Drugs/Therapy

Getting Painkillers from Multiple Doctors can be Dangerous

By Cheri Cheng | Update Date: Feb 21, 2014 10:00 AM EST

According to a new study, roughly one-third of seniors with Medicare utilize more than one doctor in order to get multiple drug prescriptions. The study researchers reported that getting painkillers from many different sources could increase the risk of hospitalization.

"As physicians, we tell patients not to drive when they take opioids, but we also need to tell them that it can be dangerous to receive these medications from more than one provider," said study author Dr. Anupam Jena, an assistant professor of health care policy at Harvard Medical School according to HealthDay.

The researchers examined data on 1.8 million people who had Medicare health insurance. All of the participants reported receiving prescription narcotic painkillers, also known as opioids, which included hydrocodone, oxycodone and morphine. The researchers discovered that around 35 percent of the sample set was prescribed opioids from more than one physician. 23.1 percent of them received narcotic painkillers from two providers, 9.5 percent from three providers and 7.9 percent from four or more providers.

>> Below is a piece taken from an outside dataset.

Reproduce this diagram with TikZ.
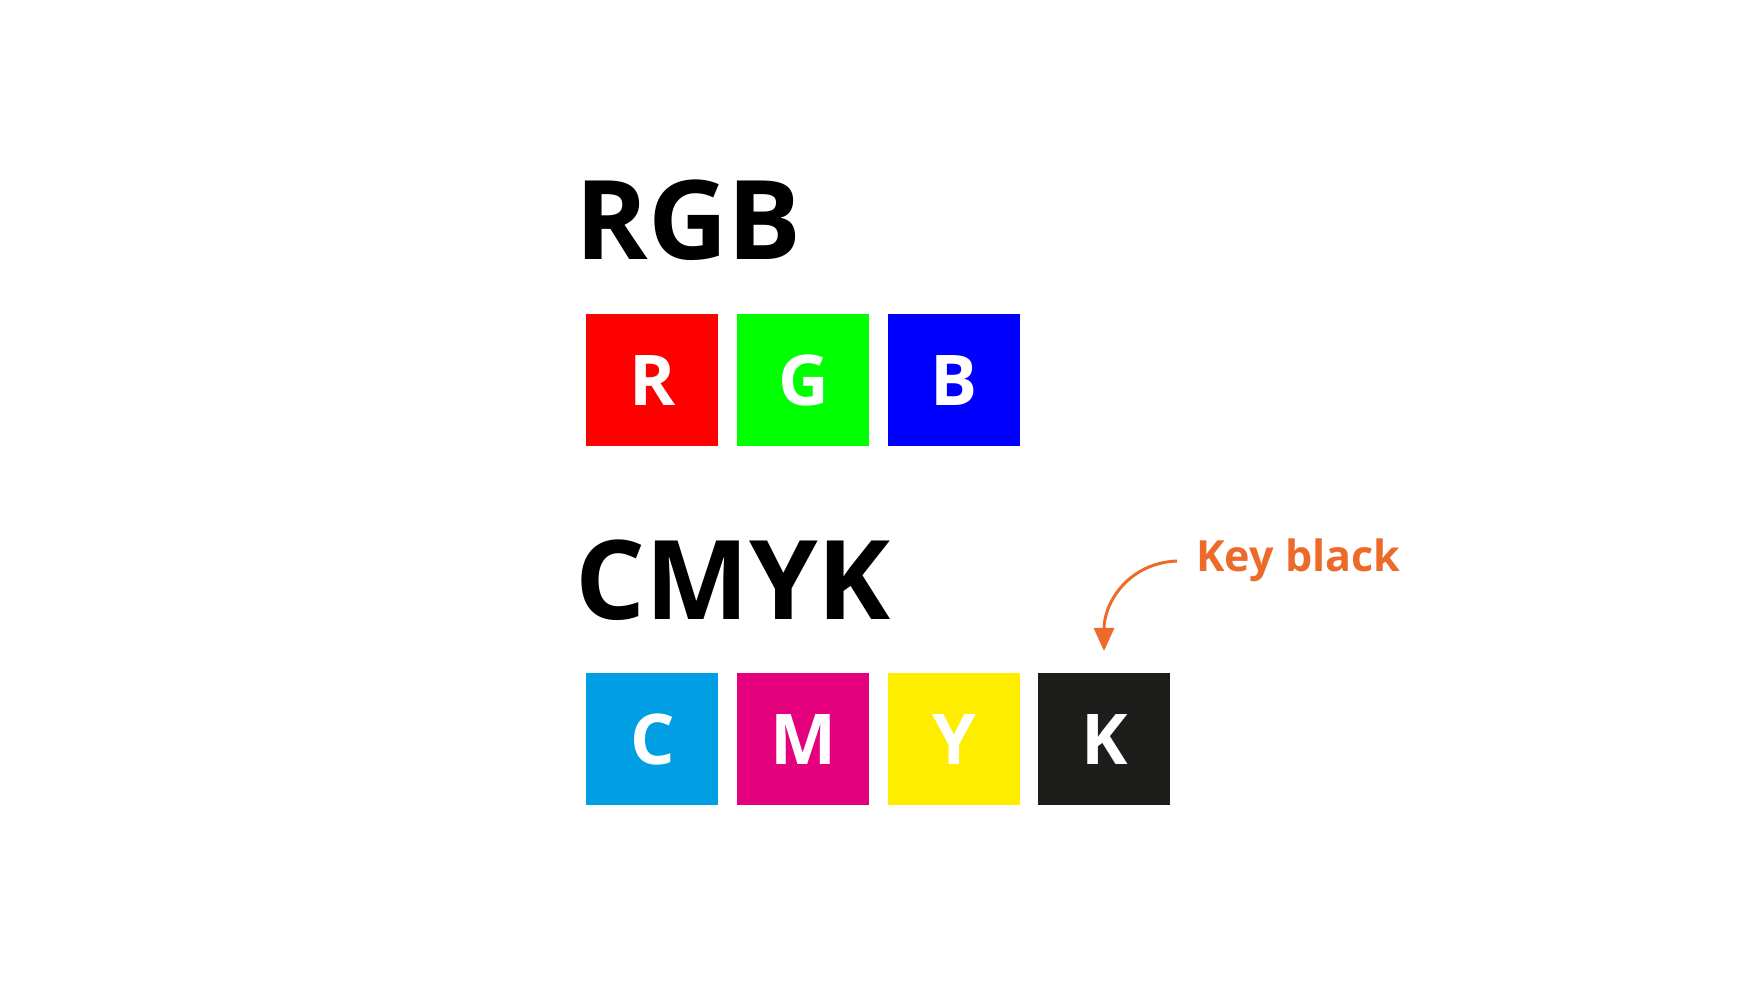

"I thought it would be 5 to 10 percent. When we ran the numbers and it turned out to be 30 percent, we were shocked," said Jena reported by The Almagest.

According to the National Institutes of Health (NIH), over the past two decades, prescription painkillers have nearly tripled. From 1991 to 2009, prescription narcotics have soared to over 200 million a year. If this trend continues to grow, older patients could face more health problems.

"Patients with four or more prescribers were twice as likely to be hospitalized for narcotics-related complications than patients receiving the same number of prescriptions from a single caregiver," study co-author Pinar Karaca-Mandic, an assistant professor at the University of Minnesota School of Public Health, said reported by FOX News.

The researchers concluded that doctors have to continue to inform their patients about the risks involved with taking several prescription painkillers provided by more than one doctor. The study was published in the British Medical Journal.